## BEGIN GIVEN MATERIAL
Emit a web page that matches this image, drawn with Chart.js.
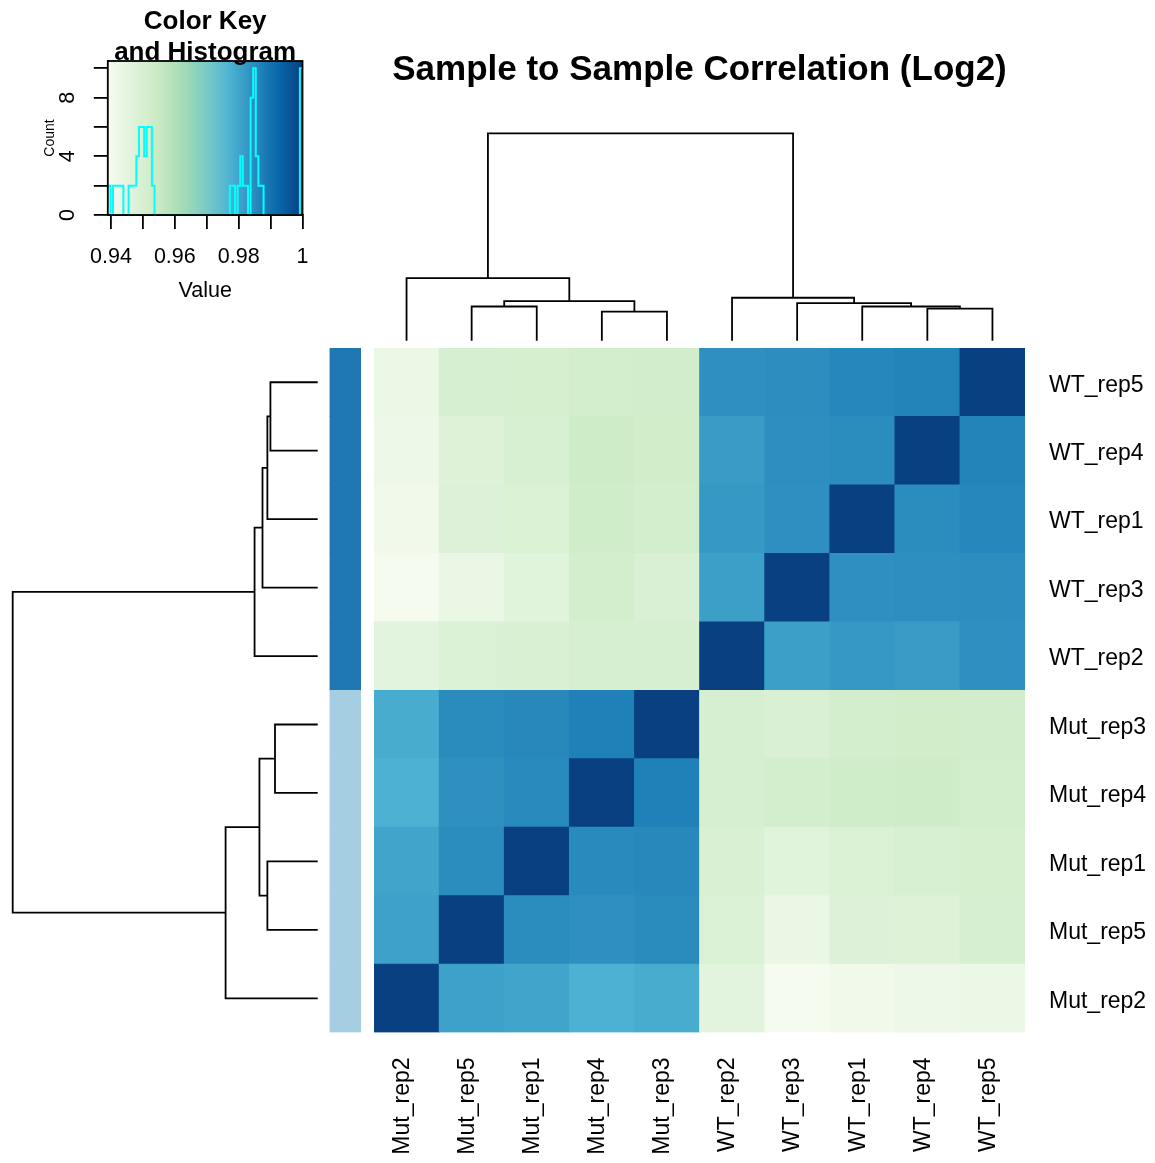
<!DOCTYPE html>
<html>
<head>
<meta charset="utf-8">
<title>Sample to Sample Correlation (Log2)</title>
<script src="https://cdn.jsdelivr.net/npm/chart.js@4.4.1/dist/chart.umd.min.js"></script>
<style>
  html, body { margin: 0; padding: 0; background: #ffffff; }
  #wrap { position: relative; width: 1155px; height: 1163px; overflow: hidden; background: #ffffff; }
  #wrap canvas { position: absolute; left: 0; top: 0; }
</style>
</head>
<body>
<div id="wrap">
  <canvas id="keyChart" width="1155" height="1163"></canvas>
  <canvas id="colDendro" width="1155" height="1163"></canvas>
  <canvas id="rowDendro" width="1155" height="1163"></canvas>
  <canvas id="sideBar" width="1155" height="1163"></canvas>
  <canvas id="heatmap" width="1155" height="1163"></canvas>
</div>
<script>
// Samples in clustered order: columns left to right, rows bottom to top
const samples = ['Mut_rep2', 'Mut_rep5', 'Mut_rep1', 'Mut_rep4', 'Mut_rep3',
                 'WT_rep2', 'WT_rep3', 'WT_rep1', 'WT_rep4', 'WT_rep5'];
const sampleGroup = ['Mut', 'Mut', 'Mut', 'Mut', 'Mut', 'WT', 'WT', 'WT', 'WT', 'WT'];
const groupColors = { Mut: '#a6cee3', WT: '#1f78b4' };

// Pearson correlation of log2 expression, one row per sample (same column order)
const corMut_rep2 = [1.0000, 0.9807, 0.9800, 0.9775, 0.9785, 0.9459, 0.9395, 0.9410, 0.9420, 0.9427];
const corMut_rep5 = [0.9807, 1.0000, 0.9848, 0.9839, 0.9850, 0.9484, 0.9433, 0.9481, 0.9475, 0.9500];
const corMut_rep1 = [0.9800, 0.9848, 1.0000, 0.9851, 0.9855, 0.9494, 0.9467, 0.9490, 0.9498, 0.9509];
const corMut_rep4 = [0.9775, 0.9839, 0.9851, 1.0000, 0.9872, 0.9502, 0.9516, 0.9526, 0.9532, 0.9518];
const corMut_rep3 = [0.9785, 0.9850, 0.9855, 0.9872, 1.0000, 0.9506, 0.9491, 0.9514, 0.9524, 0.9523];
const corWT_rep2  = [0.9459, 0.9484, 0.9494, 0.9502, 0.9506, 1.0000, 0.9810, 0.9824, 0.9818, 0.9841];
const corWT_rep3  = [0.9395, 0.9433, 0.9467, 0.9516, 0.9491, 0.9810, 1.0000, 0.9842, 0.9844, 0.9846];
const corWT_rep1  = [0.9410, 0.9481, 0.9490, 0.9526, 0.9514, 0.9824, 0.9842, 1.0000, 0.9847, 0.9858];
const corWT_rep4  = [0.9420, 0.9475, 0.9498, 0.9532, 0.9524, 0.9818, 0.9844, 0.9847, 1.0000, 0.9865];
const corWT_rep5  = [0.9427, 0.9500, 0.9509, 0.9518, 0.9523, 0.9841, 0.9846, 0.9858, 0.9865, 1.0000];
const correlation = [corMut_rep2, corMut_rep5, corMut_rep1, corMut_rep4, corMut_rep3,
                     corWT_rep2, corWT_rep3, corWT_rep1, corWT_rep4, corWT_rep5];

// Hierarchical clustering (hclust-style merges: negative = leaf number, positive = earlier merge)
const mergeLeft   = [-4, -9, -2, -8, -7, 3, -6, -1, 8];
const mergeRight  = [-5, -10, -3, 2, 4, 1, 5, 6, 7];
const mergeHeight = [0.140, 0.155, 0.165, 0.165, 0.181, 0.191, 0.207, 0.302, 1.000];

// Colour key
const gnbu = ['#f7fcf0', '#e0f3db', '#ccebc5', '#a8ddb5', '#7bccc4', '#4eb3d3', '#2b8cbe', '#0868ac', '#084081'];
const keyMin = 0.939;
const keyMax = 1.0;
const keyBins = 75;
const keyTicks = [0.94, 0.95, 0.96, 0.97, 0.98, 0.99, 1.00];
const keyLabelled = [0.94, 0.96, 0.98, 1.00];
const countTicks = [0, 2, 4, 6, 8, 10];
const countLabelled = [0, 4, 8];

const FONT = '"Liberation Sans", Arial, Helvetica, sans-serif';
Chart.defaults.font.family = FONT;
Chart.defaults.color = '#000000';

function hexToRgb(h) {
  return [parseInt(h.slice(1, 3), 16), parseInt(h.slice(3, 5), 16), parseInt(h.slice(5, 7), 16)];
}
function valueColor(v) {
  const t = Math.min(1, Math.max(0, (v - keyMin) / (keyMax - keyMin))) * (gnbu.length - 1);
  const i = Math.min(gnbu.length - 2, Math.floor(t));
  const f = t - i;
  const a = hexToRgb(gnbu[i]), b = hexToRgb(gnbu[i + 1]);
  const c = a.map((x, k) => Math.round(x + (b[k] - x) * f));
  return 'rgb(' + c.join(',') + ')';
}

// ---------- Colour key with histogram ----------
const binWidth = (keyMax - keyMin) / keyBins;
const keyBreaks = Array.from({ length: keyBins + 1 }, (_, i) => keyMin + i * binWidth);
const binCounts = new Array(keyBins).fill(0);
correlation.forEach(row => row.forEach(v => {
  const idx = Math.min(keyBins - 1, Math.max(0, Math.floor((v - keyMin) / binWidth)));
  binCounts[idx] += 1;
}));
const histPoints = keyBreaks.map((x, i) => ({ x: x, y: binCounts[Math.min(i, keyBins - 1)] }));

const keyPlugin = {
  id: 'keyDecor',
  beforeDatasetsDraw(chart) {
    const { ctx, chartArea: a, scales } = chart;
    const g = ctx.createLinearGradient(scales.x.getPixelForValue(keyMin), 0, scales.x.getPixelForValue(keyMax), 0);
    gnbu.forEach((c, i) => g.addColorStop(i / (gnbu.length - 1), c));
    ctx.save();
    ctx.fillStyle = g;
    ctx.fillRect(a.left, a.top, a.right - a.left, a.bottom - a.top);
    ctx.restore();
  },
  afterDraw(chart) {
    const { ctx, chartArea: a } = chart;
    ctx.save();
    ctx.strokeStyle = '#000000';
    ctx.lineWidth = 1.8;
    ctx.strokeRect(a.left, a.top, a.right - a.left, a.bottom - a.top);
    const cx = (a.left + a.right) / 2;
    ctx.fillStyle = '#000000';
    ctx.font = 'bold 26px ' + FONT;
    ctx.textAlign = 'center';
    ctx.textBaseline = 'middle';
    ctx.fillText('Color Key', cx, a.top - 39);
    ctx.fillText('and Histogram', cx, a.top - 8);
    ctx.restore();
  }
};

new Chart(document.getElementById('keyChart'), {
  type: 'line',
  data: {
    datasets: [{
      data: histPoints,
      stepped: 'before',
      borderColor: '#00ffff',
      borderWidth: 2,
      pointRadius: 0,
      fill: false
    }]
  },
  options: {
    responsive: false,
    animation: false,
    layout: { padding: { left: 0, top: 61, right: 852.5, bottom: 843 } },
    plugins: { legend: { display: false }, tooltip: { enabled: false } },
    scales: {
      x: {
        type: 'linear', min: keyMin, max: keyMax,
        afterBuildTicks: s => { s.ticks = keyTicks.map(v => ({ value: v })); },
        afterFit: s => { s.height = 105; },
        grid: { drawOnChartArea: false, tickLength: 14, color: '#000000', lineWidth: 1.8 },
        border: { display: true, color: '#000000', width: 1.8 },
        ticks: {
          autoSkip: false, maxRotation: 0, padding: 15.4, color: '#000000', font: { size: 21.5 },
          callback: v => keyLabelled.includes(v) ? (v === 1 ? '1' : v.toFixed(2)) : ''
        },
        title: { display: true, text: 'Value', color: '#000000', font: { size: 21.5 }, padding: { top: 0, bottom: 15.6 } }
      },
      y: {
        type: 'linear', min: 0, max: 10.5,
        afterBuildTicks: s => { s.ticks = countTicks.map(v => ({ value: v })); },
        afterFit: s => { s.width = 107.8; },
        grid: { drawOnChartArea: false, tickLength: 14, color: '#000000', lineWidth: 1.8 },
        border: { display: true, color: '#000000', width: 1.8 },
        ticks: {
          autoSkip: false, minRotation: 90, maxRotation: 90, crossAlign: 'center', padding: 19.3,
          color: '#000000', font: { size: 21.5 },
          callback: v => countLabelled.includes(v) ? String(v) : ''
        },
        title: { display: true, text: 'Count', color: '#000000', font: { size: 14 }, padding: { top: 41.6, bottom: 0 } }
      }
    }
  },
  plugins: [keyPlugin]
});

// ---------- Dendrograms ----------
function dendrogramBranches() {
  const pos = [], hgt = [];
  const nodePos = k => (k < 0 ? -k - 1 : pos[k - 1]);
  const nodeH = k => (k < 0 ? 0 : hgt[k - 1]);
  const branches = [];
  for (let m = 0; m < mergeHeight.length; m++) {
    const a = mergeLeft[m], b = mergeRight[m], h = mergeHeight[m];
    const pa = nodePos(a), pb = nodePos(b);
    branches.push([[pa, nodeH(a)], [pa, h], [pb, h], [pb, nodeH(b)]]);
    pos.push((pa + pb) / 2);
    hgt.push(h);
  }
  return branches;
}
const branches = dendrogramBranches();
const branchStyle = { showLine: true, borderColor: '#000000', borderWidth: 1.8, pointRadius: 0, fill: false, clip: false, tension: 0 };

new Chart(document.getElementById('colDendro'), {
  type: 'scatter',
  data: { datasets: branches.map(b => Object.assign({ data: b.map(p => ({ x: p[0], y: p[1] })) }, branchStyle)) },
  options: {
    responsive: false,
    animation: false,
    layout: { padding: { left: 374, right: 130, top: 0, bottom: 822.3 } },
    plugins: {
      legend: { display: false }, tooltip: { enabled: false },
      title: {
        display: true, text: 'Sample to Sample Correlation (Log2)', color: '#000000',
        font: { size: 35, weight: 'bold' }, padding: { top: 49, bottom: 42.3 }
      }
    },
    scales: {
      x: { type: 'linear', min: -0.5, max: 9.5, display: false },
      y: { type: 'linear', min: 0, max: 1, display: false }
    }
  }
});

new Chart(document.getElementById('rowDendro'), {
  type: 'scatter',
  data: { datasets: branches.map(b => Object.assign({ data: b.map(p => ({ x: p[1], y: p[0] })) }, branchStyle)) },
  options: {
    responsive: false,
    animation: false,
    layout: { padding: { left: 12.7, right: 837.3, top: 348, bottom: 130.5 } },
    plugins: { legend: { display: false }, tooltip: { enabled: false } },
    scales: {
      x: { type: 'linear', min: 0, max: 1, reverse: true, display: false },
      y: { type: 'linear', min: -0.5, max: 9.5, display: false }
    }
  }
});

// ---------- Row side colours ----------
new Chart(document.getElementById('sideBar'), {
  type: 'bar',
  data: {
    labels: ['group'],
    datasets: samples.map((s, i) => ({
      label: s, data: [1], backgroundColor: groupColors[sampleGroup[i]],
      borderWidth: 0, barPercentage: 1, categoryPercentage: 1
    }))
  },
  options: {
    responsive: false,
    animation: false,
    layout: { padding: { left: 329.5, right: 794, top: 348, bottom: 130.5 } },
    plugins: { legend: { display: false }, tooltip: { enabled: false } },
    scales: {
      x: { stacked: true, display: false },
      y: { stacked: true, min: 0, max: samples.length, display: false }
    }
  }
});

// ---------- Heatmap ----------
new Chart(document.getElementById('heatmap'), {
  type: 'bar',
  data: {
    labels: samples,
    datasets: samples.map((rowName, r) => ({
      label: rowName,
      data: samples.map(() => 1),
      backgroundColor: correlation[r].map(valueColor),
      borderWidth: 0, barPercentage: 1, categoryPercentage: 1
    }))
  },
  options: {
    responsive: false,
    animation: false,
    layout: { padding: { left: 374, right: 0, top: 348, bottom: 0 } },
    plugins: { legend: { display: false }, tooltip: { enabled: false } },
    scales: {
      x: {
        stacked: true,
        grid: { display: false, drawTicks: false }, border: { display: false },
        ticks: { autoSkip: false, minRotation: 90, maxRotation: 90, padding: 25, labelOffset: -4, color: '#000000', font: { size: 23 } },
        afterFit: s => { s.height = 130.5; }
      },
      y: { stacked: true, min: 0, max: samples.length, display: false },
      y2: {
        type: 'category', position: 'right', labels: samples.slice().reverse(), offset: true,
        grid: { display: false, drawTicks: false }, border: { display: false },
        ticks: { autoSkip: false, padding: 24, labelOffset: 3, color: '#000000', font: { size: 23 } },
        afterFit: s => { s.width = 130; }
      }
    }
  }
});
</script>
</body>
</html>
## END GIVEN MATERIAL
WHAT NEEDS TO BE DONE: Copy all the lines above that hold the string "with".

ANSWER TO THIS PROBLEM:
Emit a web page that matches this image, drawn with Chart.js.
// ---------- Colour key with histogram ----------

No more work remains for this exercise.